--- begin Data excerpt ---

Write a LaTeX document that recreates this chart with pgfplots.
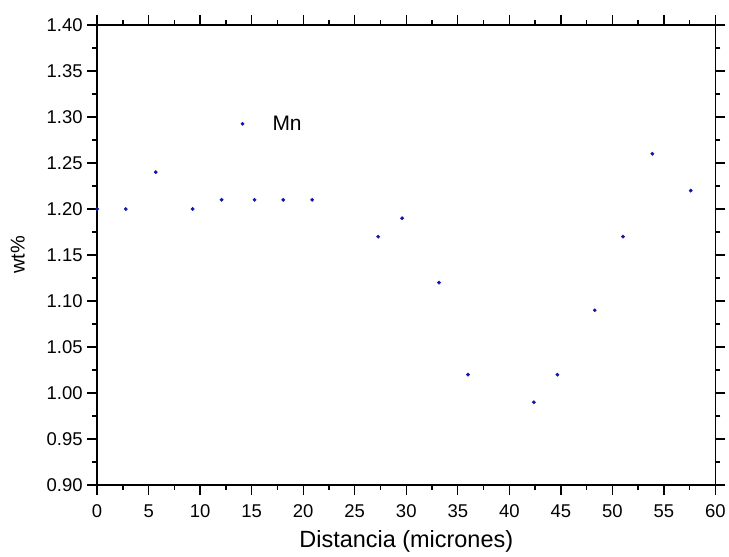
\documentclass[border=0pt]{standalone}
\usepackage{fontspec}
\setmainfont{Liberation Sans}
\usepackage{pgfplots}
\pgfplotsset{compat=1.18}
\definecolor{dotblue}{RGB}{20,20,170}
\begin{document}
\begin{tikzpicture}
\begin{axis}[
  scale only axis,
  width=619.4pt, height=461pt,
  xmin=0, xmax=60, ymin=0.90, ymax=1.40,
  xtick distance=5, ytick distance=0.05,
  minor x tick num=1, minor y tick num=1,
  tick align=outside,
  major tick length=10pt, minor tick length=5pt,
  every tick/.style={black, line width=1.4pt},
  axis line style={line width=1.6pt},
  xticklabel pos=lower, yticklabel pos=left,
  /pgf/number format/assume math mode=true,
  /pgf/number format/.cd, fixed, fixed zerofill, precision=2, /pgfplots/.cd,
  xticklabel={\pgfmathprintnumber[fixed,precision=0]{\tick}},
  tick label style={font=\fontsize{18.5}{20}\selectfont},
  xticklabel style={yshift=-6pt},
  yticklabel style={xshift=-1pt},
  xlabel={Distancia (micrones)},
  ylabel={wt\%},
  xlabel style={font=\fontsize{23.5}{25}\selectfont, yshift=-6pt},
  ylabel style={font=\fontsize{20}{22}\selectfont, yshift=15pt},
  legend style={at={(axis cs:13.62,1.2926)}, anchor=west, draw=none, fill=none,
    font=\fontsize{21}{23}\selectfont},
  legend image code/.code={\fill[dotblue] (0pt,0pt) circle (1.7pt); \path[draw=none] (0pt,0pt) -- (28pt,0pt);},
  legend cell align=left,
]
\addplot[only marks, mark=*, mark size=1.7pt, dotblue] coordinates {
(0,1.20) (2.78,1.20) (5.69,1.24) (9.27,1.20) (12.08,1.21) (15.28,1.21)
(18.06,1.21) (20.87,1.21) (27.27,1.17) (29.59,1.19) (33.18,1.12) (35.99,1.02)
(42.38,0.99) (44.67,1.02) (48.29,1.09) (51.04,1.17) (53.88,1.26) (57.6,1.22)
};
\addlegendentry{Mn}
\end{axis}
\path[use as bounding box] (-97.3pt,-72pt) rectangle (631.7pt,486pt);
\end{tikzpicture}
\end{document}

--- end Data excerpt ---

Problem requirements:
All the material shown above is to be copied exactly, with no pictures carried over.

Solution to this exercise:
Write a LaTeX document that recreates this chart with pgfplots.
\documentclass[border=0pt]{standalone}
\usepackage{fontspec}
\setmainfont{Liberation Sans}
\usepackage{pgfplots}
\pgfplotsset{compat=1.18}
\definecolor{dotblue}{RGB}{20,20,170}
\begin{document}
\begin{tikzpicture}
\begin{axis}[
  scale only axis,
  width=619.4pt, height=461pt,
  xmin=0, xmax=60, ymin=0.90, ymax=1.40,
  xtick distance=5, ytick distance=0.05,
  minor x tick num=1, minor y tick num=1,
  tick align=outside,
  major tick length=10pt, minor tick length=5pt,
  every tick/.style={black, line width=1.4pt},
  axis line style={line width=1.6pt},
  xticklabel pos=lower, yticklabel pos=left,
  /pgf/number format/assume math mode=true,
  /pgf/number format/.cd, fixed, fixed zerofill, precision=2, /pgfplots/.cd,
  xticklabel={\pgfmathprintnumber[fixed,precision=0]{\tick}},
  tick label style={font=\fontsize{18.5}{20}\selectfont},
  xticklabel style={yshift=-6pt},
  yticklabel style={xshift=-1pt},
  xlabel={Distancia (micrones)},
  ylabel={wt\%},
  xlabel style={font=\fontsize{23.5}{25}\selectfont, yshift=-6pt},
  ylabel style={font=\fontsize{20}{22}\selectfont, yshift=15pt},
  legend style={at={(axis cs:13.62,1.2926)}, anchor=west, draw=none, fill=none,
    font=\fontsize{21}{23}\selectfont},
  legend image code/.code={\fill[dotblue] (0pt,0pt) circle (1.7pt); \path[draw=none] (0pt,0pt) -- (28pt,0pt);},
  legend cell align=left,
]
\addplot[only marks, mark=*, mark size=1.7pt, dotblue] coordinates {
(0,1.20) (2.78,1.20) (5.69,1.24) (9.27,1.20) (12.08,1.21) (15.28,1.21)
(18.06,1.21) (20.87,1.21) (27.27,1.17) (29.59,1.19) (33.18,1.12) (35.99,1.02)
(42.38,0.99) (44.67,1.02) (48.29,1.09) (51.04,1.17) (53.88,1.26) (57.6,1.22)
};
\addlegendentry{Mn}
\end{axis}
\path[use as bounding box] (-97.3pt,-72pt) rectangle (631.7pt,486pt);
\end{tikzpicture}
\end{document}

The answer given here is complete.